The other day I made a scrumptious homemade banoffee pie, and thought it would be great to share the recipe with everyone! I love making this dessert as it really is so simple and easy to make! It also lasts a couple of days after making it which is a bonus because I usually make so much that it still needs eating a few days later. But this also means the recipe is great to make for parties/BBQs etc. However, if you don't wish to make one so big it is really easy to just half the ingredients being used to make a smaller version. Also the pie doesn't cost too much to make, as I sometimes find that it costs so much to make your own desserts as opposed to buying them, but this isn't the case with the banoffee pie recipe; the recipe doesn't have too many ingredients. 

Ingredients;
For the biscuit base:
400g digestive biscuits
200g butter (unsalted)
For the middle:
6 bananas (I like lots of bananas!
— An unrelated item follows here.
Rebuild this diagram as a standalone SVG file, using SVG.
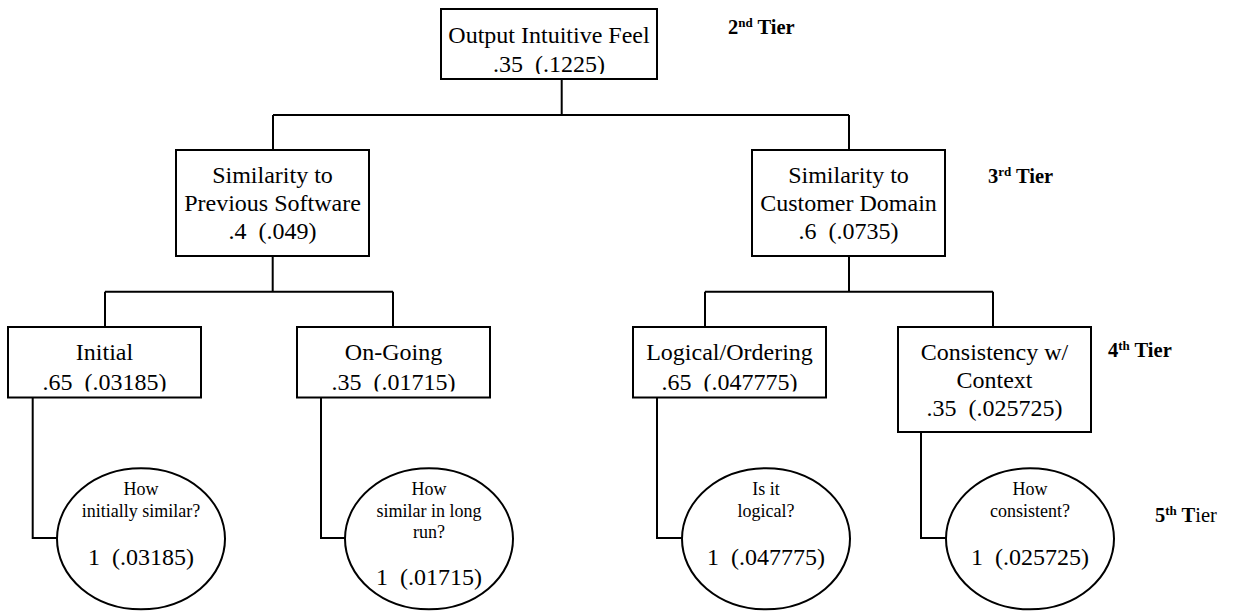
<svg xmlns="http://www.w3.org/2000/svg" width="1235" height="611" viewBox="0 0 1235 611">
  <style>
    .box { fill: #fff; stroke: #000; stroke-width: 2; }
    .oval { fill: #fff; stroke: #000; stroke-width: 2; }
    .wire { fill: none; stroke: #000; stroke-width: 2; }
    .t { font-family: "Liberation Serif", "Times New Roman", serif; font-size: 24px; fill: #000; text-anchor: middle; }
    .q { font-family: "Liberation Serif", "Times New Roman", serif; font-size: 18px; fill: #000; text-anchor: middle; }
    .tier { font-family: "Liberation Serif", "Times New Roman", serif; font-size: 20.5px; font-weight: bold; fill: #000; }
    .sup { font-size: 13px; }
    .plain { font-weight: normal; }
  </style>
  <defs>
    <!-- text boxes cut off overflowing text at their inner margin -->
    <clipPath id="clip-root"><rect x="441" y="9" width="216" height="65"/></clipPath>
    <clipPath id="clip-initial"><rect x="8" y="327" width="193" height="64.5"/></clipPath>
    <clipPath id="clip-ongoing"><rect x="297" y="327" width="193" height="64.5"/></clipPath>
    <clipPath id="clip-logical"><rect x="633" y="327" width="193" height="64.5"/></clipPath>
  </defs>

  <!-- connectors -->
  <g id="connectors" class="wire">
    <path d="M561.7,79 V115 M273,115 H849 M273,115 V150 M849,115 V150"/>
    <path d="M272.7,256 V291.7 M105,291.7 H393 M105,291.7 V327 M393,291.7 V327"/>
    <path d="M849,256 V291.7 M705,291.7 H993 M705,291.7 V327 M993,291.7 V327"/>
    <path d="M32.7,397.5 V538 H57"/>
    <path d="M321,397.5 V538 H345"/>
    <path d="M657,397.5 V538 H682"/>
    <path d="M921,432 V538 H946"/>
  </g>

  <!-- 2nd tier -->
  <g id="node-output">
    <rect class="box" x="441" y="9" width="216" height="70"/>
    <g clip-path="url(#clip-root)">
      <text class="t" x="549" y="43">Output Intuitive Feel</text>
      <text class="t" x="549" y="71.5" xml:space="preserve">.35  (.1225)</text>
    </g>
  </g>

  <!-- 3rd tier -->
  <g id="node-sim-previous">
    <rect class="box" x="176" y="150" width="193" height="106"/>
    <text class="t" x="272.5" y="183">Similarity to</text>
    <text class="t" x="272.5" y="211">Previous Software</text>
    <text class="t" x="272.5" y="239" xml:space="preserve">.4  (.049)</text>
  </g>
  <g id="node-sim-customer">
    <rect class="box" x="752" y="150" width="193" height="106"/>
    <text class="t" x="848.5" y="183">Similarity to</text>
    <text class="t" x="848.5" y="211">Customer Domain</text>
    <text class="t" x="848.5" y="239" xml:space="preserve">.6  (.0735)</text>
  </g>

  <!-- 4th tier -->
  <g id="node-initial">
    <rect class="box" x="8" y="327" width="193" height="70.5"/>
    <g clip-path="url(#clip-initial)">
      <text class="t" x="104.5" y="360">Initial</text>
      <text class="t" x="104.5" y="389.5" xml:space="preserve">.65  (.03185)</text>
    </g>
  </g>
  <g id="node-ongoing">
    <rect class="box" x="297" y="327" width="193" height="70.5"/>
    <g clip-path="url(#clip-ongoing)">
      <text class="t" x="393.5" y="360">On-Going</text>
      <text class="t" x="393.5" y="389.5" xml:space="preserve">.35  (.01715)</text>
    </g>
  </g>
  <g id="node-logical">
    <rect class="box" x="633" y="327" width="193" height="70.5"/>
    <g clip-path="url(#clip-logical)">
      <text class="t" x="729.5" y="360">Logical/Ordering</text>
      <text class="t" x="729.5" y="389.5" xml:space="preserve">.65  (.047775)</text>
    </g>
  </g>
  <g id="node-consistency">
    <rect class="box" x="898" y="327" width="193" height="105"/>
    <text class="t" x="994.5" y="360">Consistency w/</text>
    <text class="t" x="994.5" y="388">Context</text>
    <text class="t" x="994.5" y="416" xml:space="preserve">.35  (.025725)</text>
  </g>

  <!-- 5th tier -->
  <g id="node-q-initial">
    <ellipse class="oval" cx="141" cy="538.8" rx="84" ry="70.5"/>
    <text class="q" x="141" y="495">How</text>
    <text class="q" x="141" y="516.5">initially similar?</text>
    <text class="t" x="141" y="565" xml:space="preserve">1  (.03185)</text>
  </g>
  <g id="node-q-longrun">
    <ellipse class="oval" cx="429" cy="538.8" rx="84" ry="70.5"/>
    <text class="q" x="429" y="495">How</text>
    <text class="q" x="429" y="516.5">similar in long</text>
    <text class="q" x="429" y="538">run?</text>
    <text class="t" x="429" y="585" xml:space="preserve">1  (.01715)</text>
  </g>
  <g id="node-q-logical">
    <ellipse class="oval" cx="766" cy="538.8" rx="84" ry="70.5"/>
    <text class="q" x="766" y="495">Is it</text>
    <text class="q" x="766" y="516.5">logical?</text>
    <text class="t" x="766" y="565" xml:space="preserve">1  (.047775)</text>
  </g>
  <g id="node-q-consistent">
    <ellipse class="oval" cx="1030" cy="538.8" rx="84" ry="70.5"/>
    <text class="q" x="1030" y="495">How</text>
    <text class="q" x="1030" y="516.5">consistent?</text>
    <text class="t" x="1030" y="565" xml:space="preserve">1  (.025725)</text>
  </g>

  <!-- tier labels -->
  <g id="tier-labels">
    <text class="tier" x="728" y="34">2<tspan class="sup" dy="-7.5">nd</tspan><tspan dy="7.5"> Tier</tspan></text>
    <text class="tier" x="988" y="183">3<tspan class="sup" dy="-7.5">rd</tspan><tspan dy="7.5"> Tier</tspan></text>
    <text class="tier" x="1108" y="357">4<tspan class="sup" dy="-7.5">th</tspan><tspan dy="7.5"> Tier</tspan></text>
    <text class="tier" x="1155" y="522">5<tspan class="sup" dy="-7.5">th</tspan><tspan dy="7.5"> T</tspan><tspan class="plain">ier</tspan></text>
  </g>
</svg>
It's up to you whether you want to add more or less)
397g tin of Carnation Caramel
For the topping:
300ml double cream (or whipping cream)
A few chunks of dark chocolate (grated)



Start making the buttery biscuit base by crushing the digestive biscuits into smaller crumbs. I find it best to put the biscuits into a plastic bag then use a rolling pin to crush the biscuits (great for stress relief too...), turning them into small biscuit crumbs. If the bag splits (which it often does when being bashed with a rolling pin) then place the biscuits into a mixing bowl and continue to crush the biscuits into small crumbs. 



Measure out the butter and melt it, I tend to do this by just putting it into a microwavable bowl and putting it in the microwave, I find this easier then using the hob. Then stir the melted butter with the biscuit crumbs in a large mixing bowl. Keep mixing until the butter is evenly distributed and the biscuits are all buttery and moist. 





Pour the buttery biscuit base into a large flat dish. Even out the biscuit base using a flat wooden spoon to cover the whole of the dish base. Flatten down the biscuit base by pressing down using the flat side of the wooden spoon. Chill the biscuit base in the fridge for 10-15 minutes. 




Whilst the biscuit base is chilling prepare the caramel filling and the chopped bananas. Chop the bananas into small chunks. As I stated in the ingredients; I like lots of bananas in my banoffee pie, but it is up to you how many bananas you choose to use. Just ensure there is enough bananas to cover the caramel layer.



Take the chilled biscuit base out of the fridge and pour/spoon out the caramel filling from the tin. Spread the caramel all over the biscuit base, making sure the caramel is evenly distributed. 



Place the banana chunks all over the caramel, again trying to evenly distribute them.



Then pour your double cream into a large mixing bowl and using an electric whisk (if you are fortunate enough to own one, but a normal whisk will do; they just take longer) begin to whisk the cream until it resembles whipped cream. 

Then spoon out the whipped cream on top of the layer of banana. It is up to you how you decorate the top of the pie but I always go for a simple topping just evenly spreading out the cream. 

Then once all the cream is on, begin to grate the dark chocolate on top of the cream, forming a thin layer of sprinkled chocolate.





Chill until ready to serve (or devour...).